Lo conocí en Pekín el día de su cumpleaños 22: acababa de quebrar el intocable récord de Michael Johnson. En el festejo, le pedí que faroleara hacia mi cámara y no dudó en hacerlo. Minutos después, cuando iba de vuelta al vestidor atiné a hacerle una pregunta. “I know, I know…” fueron las palabras que lograron registrarse en la cinta antes de que el gorila de seguridad me hiciera volar, dando por terminada la entrevista. Ni siquiera tuve tiempo de decirle Happy Birthday.
Escribir en este país sobre algo que no sea futbol es asumir el riesgo de que la mayoría deje de leerte a la mitad. Hoy me vale. Además, opinar sobre las carreras de 100 metros planos es sencillo: salir corriendo después del balazo y llegar a la meta son las únicas reglas, y todo el mundo las entiende. Ni siquiera el fut es tan fácil de explicar.
A parte de que correr (ya sea por emergencia, apuro o mecanismo de defensa) es una experiencia vivida por todos cuando enfrentamos al enemigo tiempo; la velocidad pertenece a nuestras pasiones primarias. Tememos y respetamos al más fuerte, nos asombra el más alto… pero es al más rápido a quien admiramos.
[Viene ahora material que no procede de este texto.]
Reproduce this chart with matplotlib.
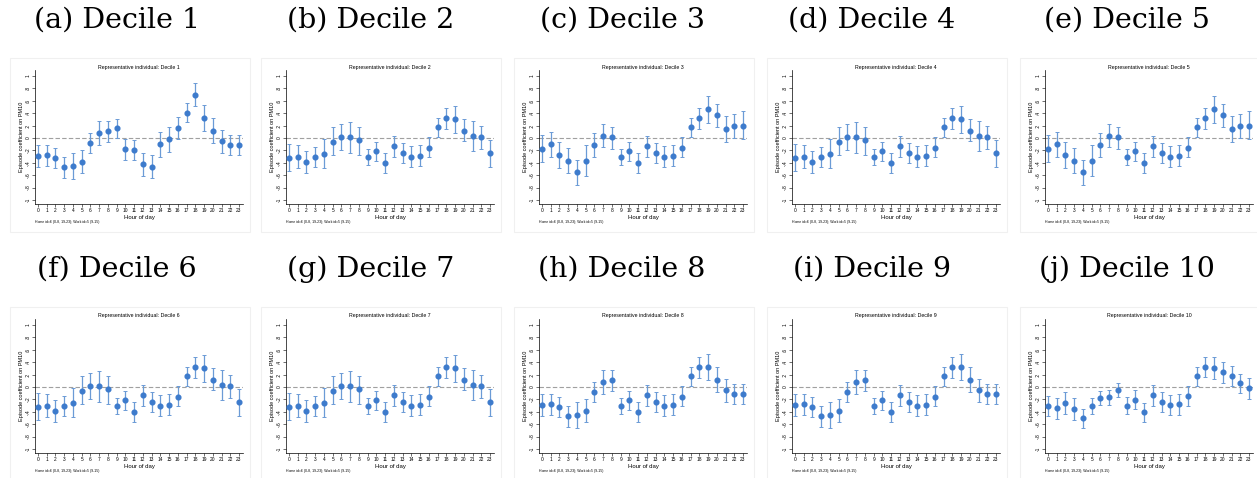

Desprovisto de ruedas y combustible (dios quiera que de hongos también), Usain Bolt alcanzó la velocidad de 45 km por hora enfundado en su playerita. Aunque el jamaiquino siga muy por debajo de un pura sangre o de cualquier felino, ha despertado el pasmo de toda persona capaz de dimensionar la eternidad escondida en 11 centésimas: tiempo que significa nada de nada en cualquier otra actividad humana.
Bajarle una décima de segundo al reloj es la última gesta de un súper atleta que no ganó los ocho oros olímpicos de Phelps sólo porque el tartán no tiene tantas variantes como la piscina. Si existieran carreras de espaldas, seguro que Bolt también las ganaría.